Task goal
Omit every picture, and retype the lines that run from the beginning of the data below through the line containing "Chart.register(...registerables);", inclusive.

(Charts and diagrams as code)

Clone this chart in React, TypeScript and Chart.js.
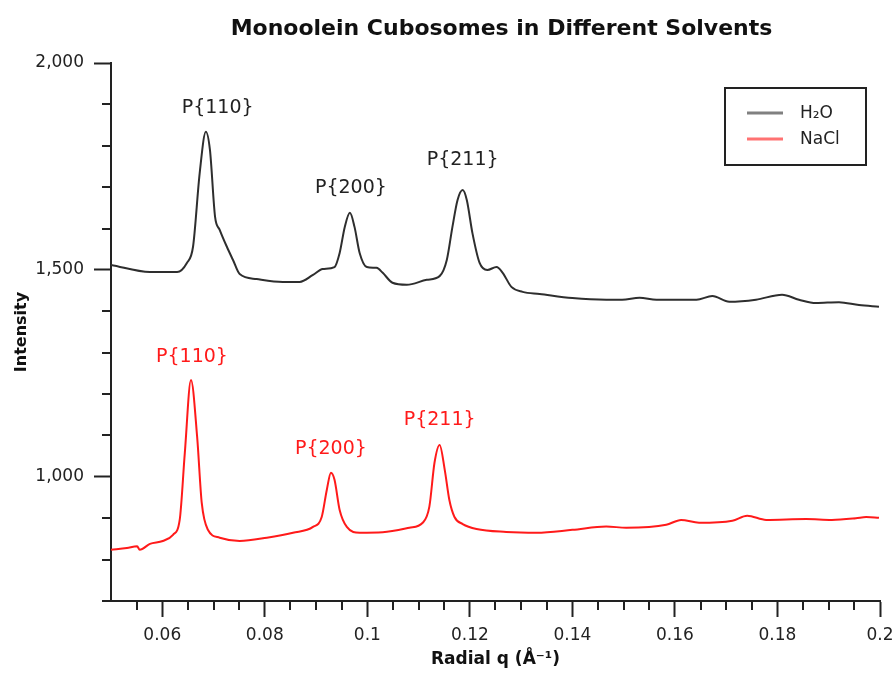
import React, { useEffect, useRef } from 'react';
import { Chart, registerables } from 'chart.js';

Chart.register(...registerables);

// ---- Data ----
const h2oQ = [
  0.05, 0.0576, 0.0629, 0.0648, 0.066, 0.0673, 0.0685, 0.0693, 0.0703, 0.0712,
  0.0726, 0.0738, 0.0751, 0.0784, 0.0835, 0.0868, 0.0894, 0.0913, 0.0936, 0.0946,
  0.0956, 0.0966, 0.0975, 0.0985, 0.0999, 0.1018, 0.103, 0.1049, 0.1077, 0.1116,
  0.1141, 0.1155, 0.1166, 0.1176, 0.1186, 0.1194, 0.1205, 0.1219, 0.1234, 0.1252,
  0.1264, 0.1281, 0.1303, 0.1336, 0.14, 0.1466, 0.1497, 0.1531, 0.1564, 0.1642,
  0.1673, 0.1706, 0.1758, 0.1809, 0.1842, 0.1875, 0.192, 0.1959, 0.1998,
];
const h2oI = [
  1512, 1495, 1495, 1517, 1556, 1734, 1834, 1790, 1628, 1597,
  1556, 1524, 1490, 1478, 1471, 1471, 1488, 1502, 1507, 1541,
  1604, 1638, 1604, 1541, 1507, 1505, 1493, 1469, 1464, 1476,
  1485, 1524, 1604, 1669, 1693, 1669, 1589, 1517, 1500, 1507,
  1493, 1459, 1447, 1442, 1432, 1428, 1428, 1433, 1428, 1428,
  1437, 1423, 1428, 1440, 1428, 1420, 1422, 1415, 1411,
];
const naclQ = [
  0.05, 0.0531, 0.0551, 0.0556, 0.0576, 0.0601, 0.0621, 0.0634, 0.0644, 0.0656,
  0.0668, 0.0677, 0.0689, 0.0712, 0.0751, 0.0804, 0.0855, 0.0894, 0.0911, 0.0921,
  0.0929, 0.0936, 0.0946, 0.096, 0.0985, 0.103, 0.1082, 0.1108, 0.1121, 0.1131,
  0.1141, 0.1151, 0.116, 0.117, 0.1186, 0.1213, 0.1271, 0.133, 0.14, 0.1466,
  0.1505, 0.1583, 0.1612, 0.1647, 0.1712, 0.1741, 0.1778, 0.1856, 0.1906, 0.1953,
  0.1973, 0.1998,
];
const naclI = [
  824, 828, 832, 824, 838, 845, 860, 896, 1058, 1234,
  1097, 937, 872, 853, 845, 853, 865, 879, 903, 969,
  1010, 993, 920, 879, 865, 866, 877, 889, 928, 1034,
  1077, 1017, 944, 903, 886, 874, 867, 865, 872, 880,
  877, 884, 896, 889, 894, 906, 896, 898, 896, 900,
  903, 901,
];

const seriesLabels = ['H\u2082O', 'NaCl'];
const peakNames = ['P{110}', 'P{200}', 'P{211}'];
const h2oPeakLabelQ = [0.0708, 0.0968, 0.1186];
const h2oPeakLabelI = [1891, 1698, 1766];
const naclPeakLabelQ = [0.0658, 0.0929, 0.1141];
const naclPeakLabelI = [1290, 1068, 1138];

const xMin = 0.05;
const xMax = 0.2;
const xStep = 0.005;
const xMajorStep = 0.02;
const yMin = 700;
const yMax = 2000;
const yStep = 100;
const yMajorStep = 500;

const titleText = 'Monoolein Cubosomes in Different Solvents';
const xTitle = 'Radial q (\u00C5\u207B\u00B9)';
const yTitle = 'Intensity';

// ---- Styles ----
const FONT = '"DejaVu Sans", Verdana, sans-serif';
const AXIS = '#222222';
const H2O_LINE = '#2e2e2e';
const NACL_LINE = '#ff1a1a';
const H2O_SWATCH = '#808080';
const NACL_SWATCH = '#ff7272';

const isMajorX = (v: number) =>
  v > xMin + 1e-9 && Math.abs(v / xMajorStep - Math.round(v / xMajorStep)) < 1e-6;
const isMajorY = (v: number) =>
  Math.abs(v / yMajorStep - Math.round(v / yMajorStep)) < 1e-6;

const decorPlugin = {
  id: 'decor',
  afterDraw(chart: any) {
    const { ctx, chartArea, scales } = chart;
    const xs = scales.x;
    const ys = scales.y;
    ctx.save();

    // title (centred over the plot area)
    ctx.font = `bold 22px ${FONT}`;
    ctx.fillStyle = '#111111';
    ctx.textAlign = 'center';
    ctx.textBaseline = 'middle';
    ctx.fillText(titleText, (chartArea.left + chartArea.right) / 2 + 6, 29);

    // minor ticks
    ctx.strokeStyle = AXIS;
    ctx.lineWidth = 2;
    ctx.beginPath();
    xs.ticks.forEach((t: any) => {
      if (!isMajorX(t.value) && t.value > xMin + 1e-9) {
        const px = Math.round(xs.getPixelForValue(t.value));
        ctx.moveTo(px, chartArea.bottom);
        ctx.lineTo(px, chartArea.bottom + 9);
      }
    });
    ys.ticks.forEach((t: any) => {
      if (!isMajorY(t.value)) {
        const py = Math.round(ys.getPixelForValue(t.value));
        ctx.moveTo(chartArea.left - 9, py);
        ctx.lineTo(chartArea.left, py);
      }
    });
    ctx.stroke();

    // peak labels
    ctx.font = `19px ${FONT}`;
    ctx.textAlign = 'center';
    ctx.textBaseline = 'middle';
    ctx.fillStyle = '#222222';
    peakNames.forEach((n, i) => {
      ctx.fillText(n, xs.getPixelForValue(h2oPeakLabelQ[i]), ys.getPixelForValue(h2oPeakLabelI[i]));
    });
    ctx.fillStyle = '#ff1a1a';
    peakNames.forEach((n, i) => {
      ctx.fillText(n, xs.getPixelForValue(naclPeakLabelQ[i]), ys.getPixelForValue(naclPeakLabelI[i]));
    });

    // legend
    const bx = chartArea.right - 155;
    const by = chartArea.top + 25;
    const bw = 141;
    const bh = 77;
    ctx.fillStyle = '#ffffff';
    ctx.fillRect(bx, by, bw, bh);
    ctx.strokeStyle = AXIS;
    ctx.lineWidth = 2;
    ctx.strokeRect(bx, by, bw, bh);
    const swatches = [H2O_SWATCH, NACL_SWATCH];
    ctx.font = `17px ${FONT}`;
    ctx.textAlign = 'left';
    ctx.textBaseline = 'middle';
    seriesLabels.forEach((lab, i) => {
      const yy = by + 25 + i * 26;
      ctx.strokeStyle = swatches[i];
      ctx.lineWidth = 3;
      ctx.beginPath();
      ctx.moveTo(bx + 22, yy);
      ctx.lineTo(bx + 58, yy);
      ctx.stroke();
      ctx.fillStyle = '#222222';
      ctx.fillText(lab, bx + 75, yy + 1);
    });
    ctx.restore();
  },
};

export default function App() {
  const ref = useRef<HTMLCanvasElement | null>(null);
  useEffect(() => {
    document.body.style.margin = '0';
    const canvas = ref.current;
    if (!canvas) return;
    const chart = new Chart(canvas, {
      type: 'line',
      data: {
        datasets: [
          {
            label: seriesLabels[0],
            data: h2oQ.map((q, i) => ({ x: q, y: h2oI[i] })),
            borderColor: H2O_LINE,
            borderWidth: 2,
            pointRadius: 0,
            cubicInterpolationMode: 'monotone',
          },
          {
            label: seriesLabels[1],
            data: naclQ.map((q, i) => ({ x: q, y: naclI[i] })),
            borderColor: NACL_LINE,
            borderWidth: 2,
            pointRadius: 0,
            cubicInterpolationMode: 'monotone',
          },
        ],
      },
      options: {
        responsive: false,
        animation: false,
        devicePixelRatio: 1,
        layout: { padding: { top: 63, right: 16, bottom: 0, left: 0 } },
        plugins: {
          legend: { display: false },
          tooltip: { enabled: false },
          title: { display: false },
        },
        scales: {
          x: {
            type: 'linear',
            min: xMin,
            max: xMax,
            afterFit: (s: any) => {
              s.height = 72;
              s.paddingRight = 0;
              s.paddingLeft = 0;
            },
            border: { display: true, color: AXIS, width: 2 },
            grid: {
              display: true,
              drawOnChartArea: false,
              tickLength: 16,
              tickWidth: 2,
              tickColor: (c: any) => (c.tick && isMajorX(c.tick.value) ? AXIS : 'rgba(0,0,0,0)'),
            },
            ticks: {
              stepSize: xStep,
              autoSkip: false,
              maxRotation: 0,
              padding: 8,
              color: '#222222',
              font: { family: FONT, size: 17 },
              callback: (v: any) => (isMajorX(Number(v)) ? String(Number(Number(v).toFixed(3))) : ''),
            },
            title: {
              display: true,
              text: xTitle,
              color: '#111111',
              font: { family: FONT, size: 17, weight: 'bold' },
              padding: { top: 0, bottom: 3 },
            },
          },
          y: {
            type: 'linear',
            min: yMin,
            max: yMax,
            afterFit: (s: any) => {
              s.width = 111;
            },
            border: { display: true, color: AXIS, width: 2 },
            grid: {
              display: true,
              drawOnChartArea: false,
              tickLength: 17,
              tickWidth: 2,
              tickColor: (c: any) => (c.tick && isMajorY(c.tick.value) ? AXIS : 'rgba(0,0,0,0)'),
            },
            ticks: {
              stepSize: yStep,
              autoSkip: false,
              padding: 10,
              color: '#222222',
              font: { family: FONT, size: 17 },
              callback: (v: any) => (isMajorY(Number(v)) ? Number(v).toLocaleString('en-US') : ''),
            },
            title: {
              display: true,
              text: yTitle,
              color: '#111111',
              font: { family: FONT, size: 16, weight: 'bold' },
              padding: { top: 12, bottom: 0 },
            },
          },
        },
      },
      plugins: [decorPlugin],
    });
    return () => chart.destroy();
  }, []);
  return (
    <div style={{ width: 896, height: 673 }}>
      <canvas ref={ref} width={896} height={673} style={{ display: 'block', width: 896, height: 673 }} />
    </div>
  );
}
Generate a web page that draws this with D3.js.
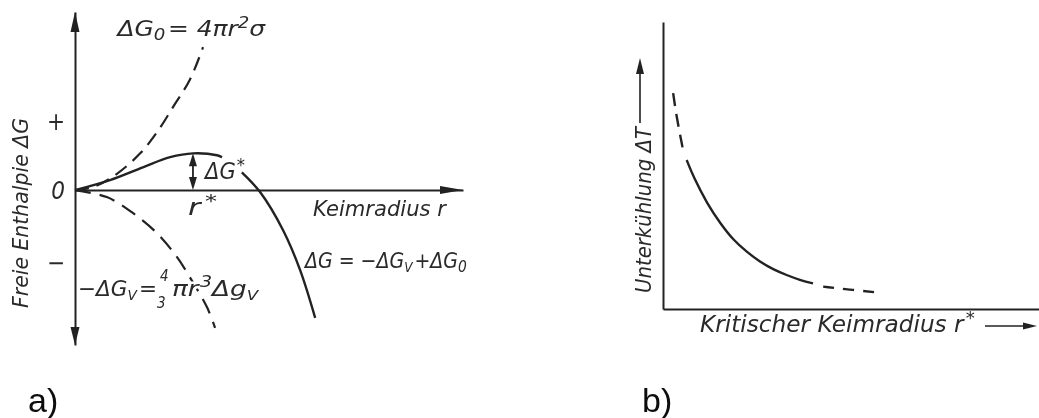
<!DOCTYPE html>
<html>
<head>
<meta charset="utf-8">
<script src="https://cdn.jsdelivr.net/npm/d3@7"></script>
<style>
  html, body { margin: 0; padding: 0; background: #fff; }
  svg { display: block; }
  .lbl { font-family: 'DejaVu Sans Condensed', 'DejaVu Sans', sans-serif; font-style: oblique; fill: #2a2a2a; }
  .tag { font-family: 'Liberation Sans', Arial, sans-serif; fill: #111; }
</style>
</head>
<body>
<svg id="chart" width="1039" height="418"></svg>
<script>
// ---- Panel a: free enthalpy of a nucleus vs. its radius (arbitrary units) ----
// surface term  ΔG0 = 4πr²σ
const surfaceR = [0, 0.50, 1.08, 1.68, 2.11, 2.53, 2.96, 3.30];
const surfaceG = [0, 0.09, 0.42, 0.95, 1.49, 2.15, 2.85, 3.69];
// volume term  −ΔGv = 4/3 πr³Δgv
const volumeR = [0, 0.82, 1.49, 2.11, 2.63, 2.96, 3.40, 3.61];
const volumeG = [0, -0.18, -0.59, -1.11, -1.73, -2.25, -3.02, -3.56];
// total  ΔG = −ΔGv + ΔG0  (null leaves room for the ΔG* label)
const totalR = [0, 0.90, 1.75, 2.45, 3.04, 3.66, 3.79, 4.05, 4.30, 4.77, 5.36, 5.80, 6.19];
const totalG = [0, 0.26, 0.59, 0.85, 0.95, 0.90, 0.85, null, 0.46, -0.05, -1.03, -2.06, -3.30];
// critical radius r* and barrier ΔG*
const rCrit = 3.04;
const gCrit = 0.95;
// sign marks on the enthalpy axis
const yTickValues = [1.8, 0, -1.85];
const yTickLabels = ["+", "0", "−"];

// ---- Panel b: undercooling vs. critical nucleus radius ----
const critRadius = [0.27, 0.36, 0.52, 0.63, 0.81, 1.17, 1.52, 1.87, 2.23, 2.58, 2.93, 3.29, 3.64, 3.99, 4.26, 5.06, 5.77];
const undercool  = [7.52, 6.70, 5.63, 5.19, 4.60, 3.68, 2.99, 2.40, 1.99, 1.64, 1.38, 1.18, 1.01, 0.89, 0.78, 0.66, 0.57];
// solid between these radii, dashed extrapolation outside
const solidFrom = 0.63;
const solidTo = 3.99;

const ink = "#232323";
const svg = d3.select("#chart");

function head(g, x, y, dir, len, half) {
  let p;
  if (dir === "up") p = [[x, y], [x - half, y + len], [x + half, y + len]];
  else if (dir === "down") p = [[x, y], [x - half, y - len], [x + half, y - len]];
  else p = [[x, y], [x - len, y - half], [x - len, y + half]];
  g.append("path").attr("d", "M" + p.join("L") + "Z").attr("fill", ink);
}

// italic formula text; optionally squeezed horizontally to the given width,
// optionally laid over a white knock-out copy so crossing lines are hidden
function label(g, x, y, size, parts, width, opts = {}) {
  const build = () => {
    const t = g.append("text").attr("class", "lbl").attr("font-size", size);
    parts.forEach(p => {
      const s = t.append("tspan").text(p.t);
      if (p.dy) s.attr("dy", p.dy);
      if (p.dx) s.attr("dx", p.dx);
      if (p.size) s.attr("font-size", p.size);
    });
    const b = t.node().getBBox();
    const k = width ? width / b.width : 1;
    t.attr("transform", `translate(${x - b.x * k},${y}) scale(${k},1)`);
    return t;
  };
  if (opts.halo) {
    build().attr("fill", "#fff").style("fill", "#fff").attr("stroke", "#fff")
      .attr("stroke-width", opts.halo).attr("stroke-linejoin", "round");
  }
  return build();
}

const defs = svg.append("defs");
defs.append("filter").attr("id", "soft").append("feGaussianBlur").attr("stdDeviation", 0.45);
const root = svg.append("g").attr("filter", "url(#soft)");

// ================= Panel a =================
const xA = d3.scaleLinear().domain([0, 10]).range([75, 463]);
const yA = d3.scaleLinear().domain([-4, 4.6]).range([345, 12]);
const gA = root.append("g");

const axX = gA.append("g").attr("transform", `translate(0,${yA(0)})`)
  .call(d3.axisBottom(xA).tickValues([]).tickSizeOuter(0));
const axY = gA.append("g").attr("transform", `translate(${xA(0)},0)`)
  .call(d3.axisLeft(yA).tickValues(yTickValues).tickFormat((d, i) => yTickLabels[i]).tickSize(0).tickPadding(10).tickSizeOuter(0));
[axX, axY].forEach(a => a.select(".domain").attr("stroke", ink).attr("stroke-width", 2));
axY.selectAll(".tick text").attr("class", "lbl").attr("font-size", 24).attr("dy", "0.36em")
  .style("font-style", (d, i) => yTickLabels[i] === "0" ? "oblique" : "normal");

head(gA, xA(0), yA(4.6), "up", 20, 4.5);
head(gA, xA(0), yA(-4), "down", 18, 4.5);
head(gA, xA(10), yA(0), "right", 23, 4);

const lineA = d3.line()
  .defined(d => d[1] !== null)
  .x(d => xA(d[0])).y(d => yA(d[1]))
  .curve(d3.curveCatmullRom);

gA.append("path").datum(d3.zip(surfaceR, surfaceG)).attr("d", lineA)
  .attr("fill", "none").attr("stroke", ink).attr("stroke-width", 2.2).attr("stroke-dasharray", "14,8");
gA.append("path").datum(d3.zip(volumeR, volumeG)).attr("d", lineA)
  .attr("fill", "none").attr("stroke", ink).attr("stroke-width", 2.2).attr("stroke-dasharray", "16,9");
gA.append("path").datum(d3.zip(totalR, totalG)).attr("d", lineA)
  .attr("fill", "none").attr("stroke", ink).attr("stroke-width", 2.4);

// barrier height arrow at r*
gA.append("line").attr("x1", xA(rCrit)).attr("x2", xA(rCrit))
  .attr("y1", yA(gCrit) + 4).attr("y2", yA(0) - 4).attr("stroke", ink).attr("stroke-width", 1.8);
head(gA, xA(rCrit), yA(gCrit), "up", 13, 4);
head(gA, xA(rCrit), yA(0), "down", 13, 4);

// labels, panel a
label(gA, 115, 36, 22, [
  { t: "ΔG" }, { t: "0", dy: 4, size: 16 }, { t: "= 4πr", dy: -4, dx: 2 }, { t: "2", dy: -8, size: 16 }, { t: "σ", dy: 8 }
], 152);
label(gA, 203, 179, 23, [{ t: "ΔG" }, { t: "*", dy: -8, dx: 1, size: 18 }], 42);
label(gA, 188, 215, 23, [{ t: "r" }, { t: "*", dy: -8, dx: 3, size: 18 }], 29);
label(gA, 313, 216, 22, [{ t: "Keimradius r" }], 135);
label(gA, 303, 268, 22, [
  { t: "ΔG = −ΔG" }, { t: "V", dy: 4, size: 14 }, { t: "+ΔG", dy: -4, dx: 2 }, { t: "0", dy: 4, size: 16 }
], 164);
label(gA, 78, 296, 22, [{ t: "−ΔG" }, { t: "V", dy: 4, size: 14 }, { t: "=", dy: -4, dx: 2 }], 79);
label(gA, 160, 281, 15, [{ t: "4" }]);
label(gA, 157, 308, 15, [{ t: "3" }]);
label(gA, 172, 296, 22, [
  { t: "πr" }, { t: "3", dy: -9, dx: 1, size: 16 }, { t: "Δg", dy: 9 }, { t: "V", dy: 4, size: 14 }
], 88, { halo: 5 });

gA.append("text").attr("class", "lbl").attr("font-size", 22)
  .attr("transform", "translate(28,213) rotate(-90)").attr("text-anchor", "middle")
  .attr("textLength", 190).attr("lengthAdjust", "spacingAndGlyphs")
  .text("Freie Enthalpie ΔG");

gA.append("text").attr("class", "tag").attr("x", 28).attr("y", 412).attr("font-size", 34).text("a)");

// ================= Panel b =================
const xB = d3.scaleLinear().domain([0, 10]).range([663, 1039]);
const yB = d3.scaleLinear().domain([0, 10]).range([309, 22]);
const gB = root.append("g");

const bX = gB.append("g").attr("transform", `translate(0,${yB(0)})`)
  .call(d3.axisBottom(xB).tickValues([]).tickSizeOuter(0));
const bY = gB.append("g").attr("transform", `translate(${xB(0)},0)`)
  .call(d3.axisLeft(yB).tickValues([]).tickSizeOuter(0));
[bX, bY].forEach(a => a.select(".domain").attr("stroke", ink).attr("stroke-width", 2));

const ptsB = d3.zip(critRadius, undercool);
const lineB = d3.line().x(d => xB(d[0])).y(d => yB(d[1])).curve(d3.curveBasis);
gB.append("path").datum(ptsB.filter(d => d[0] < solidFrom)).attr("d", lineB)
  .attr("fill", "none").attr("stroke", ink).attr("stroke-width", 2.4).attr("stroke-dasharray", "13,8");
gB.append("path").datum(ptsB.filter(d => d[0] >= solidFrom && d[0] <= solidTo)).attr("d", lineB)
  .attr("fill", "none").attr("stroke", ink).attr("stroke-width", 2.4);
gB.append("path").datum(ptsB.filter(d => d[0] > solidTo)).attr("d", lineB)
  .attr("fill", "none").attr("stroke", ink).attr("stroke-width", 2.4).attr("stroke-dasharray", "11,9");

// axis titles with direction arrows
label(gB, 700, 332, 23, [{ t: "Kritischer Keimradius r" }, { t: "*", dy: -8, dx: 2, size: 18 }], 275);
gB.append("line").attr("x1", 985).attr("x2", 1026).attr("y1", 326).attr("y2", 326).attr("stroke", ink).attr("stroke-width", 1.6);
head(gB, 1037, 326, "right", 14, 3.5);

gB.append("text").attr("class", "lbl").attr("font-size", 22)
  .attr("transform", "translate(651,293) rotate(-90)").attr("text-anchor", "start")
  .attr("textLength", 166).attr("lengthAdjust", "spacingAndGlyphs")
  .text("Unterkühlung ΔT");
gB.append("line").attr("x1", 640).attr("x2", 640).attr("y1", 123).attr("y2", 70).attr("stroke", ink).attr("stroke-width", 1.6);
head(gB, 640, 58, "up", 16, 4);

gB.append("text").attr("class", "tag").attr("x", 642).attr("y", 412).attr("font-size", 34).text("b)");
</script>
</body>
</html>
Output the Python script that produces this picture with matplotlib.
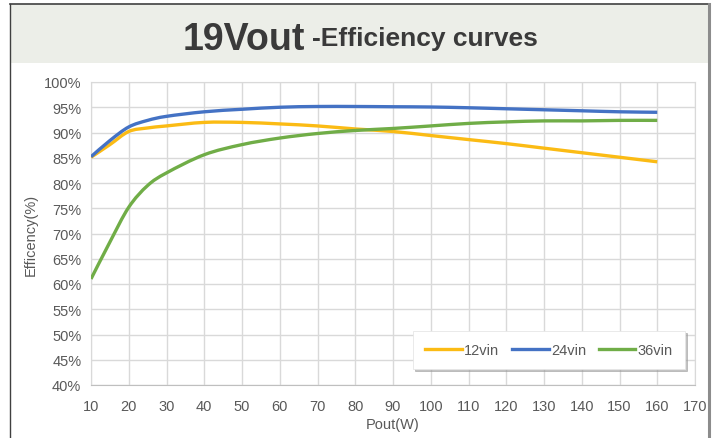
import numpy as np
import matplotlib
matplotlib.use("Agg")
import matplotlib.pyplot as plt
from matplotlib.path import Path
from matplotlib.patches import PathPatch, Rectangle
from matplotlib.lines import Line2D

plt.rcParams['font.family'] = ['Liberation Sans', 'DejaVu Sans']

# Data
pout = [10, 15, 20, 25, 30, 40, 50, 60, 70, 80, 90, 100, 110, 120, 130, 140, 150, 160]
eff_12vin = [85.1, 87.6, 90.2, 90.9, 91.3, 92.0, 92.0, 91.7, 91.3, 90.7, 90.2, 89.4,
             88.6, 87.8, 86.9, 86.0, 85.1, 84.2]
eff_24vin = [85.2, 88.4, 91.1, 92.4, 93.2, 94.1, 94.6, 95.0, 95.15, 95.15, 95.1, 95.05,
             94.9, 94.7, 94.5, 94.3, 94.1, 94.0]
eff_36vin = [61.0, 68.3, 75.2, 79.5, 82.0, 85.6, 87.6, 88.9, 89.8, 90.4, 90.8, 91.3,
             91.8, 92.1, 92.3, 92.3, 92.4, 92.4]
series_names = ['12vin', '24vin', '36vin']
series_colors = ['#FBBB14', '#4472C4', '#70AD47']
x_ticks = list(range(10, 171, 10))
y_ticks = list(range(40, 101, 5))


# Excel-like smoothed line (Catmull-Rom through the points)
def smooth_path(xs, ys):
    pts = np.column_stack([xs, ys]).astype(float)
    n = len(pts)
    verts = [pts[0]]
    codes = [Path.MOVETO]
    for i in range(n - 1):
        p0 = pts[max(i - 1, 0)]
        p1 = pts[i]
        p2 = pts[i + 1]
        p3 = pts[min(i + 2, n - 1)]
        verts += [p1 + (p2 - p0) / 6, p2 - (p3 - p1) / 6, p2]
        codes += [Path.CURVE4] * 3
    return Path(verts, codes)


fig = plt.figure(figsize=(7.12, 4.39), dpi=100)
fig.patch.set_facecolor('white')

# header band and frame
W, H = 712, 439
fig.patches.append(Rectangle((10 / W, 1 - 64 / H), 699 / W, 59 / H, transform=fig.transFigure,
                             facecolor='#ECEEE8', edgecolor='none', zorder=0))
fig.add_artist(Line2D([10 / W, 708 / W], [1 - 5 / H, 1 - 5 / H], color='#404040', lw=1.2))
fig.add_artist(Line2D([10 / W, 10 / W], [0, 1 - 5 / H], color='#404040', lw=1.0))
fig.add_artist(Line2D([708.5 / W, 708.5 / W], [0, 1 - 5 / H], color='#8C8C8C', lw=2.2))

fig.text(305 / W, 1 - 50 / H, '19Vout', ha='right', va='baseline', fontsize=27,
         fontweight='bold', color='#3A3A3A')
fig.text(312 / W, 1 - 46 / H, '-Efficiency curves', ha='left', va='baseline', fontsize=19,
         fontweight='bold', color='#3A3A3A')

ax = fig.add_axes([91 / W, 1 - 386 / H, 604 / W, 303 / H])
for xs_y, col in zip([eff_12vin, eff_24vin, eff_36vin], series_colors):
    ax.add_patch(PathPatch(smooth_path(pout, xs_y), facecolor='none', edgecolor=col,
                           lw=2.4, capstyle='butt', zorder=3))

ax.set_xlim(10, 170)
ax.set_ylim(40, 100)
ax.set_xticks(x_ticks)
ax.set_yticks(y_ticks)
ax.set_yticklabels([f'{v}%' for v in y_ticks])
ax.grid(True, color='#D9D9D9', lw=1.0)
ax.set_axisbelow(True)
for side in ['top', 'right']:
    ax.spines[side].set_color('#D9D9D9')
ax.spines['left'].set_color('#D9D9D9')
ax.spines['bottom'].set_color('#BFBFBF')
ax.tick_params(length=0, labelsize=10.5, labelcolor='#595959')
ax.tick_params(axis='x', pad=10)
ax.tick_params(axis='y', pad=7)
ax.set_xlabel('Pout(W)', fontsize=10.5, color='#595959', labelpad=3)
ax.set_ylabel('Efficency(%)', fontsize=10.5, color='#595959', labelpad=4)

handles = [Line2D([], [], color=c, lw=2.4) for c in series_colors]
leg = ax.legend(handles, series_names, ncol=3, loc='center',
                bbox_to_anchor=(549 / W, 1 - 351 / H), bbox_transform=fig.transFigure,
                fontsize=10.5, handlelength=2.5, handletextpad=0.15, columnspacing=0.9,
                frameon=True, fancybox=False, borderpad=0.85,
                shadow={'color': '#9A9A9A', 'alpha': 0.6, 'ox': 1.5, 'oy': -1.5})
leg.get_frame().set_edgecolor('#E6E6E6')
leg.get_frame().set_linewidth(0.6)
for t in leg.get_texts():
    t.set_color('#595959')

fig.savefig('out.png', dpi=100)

Worked answer
Clone this chart in React, TypeScript and Chart.js.
import React, { useEffect, useRef } from 'react';
import { Chart, registerables } from 'chart.js';

Chart.register(...registerables);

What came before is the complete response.